_What you should do_
Give back, word for word, only the lines from the opening of the records through the one with "const blue = '#2d6b97';". Pictures stay out.

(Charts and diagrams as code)
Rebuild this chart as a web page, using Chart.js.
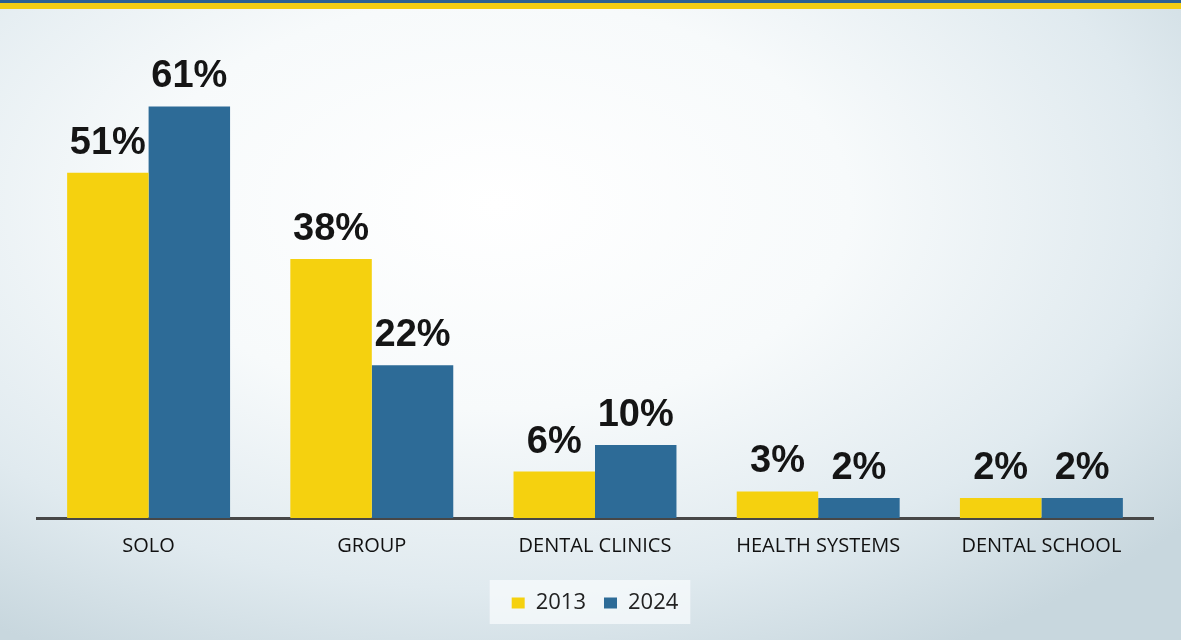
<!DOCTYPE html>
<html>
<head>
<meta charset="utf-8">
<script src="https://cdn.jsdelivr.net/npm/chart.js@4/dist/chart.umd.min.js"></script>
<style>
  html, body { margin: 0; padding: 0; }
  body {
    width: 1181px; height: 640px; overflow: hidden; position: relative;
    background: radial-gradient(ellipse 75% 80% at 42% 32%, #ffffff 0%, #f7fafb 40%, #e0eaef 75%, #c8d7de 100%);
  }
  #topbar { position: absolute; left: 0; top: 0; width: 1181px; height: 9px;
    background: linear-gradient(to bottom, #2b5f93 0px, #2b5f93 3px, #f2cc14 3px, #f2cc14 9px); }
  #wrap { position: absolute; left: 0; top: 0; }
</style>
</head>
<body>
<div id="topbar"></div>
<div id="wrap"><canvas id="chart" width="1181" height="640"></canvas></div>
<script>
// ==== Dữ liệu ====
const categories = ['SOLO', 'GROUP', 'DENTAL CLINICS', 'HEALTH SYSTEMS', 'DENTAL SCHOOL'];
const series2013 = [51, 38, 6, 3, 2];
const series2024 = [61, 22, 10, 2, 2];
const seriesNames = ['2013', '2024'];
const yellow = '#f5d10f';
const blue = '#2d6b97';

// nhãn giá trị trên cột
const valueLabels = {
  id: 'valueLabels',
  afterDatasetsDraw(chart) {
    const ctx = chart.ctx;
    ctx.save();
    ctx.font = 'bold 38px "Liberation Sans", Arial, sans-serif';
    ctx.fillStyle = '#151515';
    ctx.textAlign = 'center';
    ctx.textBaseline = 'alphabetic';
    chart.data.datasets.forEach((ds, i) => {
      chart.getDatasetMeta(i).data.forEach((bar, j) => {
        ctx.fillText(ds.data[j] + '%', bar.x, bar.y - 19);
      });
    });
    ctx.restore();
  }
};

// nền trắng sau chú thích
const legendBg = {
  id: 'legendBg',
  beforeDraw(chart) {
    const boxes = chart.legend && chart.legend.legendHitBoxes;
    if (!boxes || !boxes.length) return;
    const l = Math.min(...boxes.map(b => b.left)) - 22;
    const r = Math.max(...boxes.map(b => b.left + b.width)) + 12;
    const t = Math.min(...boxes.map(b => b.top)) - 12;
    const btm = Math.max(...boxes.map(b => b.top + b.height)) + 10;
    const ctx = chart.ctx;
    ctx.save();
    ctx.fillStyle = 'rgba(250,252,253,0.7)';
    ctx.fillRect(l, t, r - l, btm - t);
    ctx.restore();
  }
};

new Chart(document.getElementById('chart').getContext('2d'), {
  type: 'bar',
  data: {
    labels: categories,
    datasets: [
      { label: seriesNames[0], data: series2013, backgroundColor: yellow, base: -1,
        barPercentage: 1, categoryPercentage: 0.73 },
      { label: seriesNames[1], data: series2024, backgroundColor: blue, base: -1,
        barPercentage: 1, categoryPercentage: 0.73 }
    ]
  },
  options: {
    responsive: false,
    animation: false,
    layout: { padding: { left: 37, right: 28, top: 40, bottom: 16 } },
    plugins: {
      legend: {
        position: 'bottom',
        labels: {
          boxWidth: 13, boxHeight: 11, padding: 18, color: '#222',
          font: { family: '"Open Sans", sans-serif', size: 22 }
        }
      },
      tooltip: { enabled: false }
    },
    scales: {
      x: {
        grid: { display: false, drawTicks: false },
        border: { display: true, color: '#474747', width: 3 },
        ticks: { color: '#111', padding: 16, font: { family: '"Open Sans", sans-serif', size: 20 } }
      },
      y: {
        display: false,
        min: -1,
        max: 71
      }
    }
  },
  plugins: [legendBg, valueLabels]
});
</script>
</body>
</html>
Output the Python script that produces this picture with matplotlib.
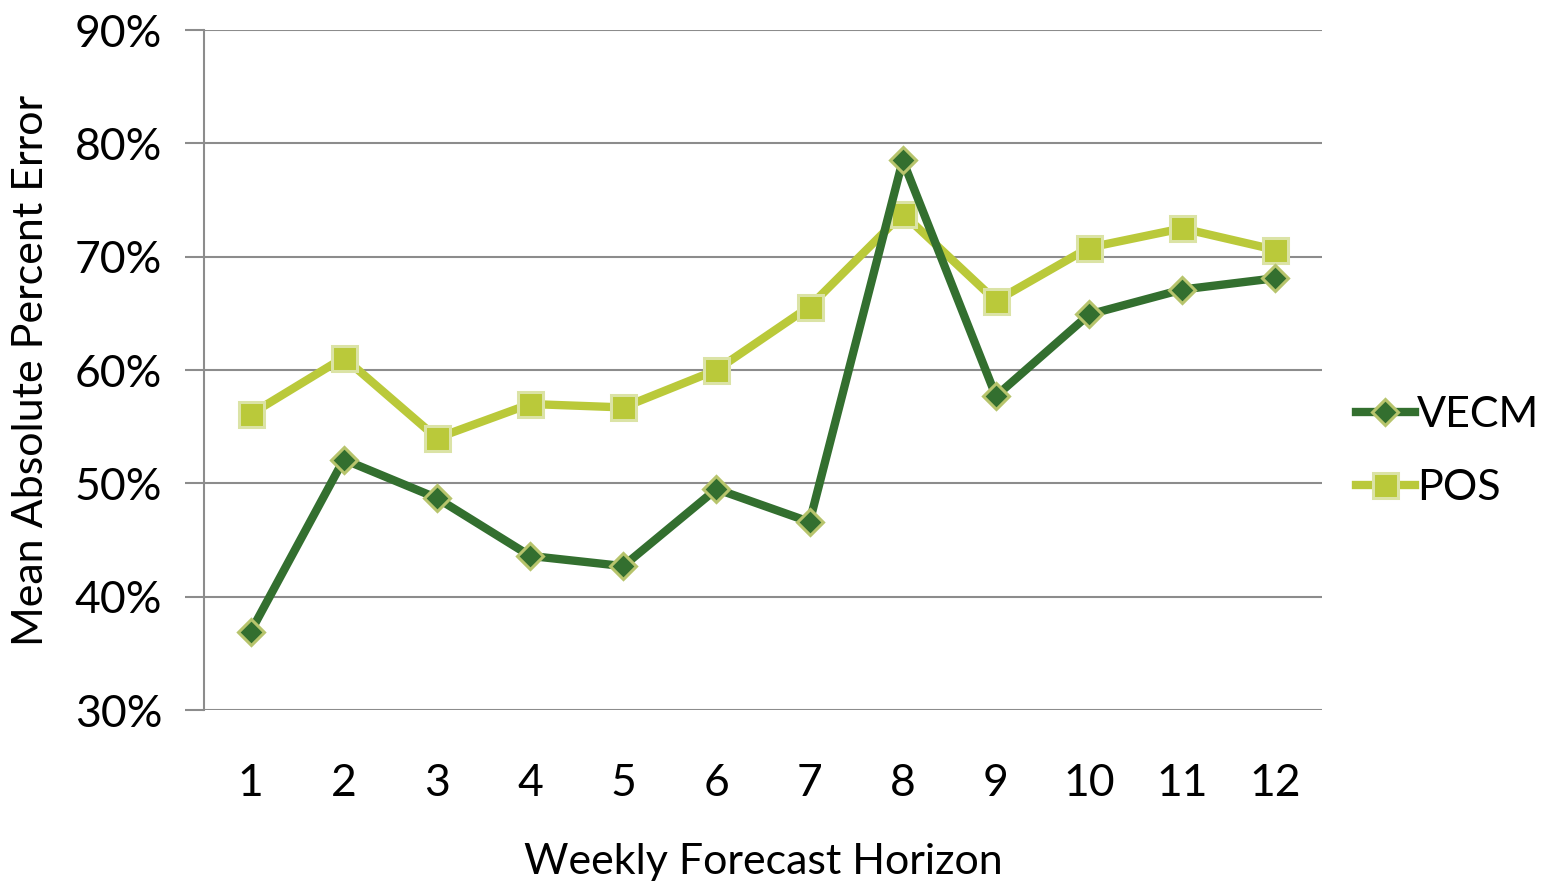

_Finished answer_
Rebuild this chart as a web page, using Chart.js.
<!DOCTYPE html>
<html>
<head>
<meta charset="utf-8">
<script src="https://cdn.jsdelivr.net/npm/chart.js@4/dist/chart.umd.min.js"></script>
<style>
  html, body { margin: 0; padding: 0; }
  body {
    width: 1181px; height: 640px; overflow: hidden; position: relative;
    background: radial-gradient(ellipse 75% 80% at 42% 32%, #ffffff 0%, #f7fafb 40%, #e0eaef 75%, #c8d7de 100%);
  }
  #topbar { position: absolute; left: 0; top: 0; width: 1181px; height: 9px;
    background: linear-gradient(to bottom, #2b5f93 0px, #2b5f93 3px, #f2cc14 3px, #f2cc14 9px); }
  #wrap { position: absolute; left: 0; top: 0; }
</style>
</head>
<body>
<div id="topbar"></div>
<div id="wrap"><canvas id="chart" width="1181" height="640"></canvas></div>
<script>
// ==== Dữ liệu ====
const categories = ['SOLO', 'GROUP', 'DENTAL CLINICS', 'HEALTH SYSTEMS', 'DENTAL SCHOOL'];
const series2013 = [51, 38, 6, 3, 2];
const series2024 = [61, 22, 10, 2, 2];
const seriesNames = ['2013', '2024'];
const yellow = '#f5d10f';
const blue = '#2d6b97';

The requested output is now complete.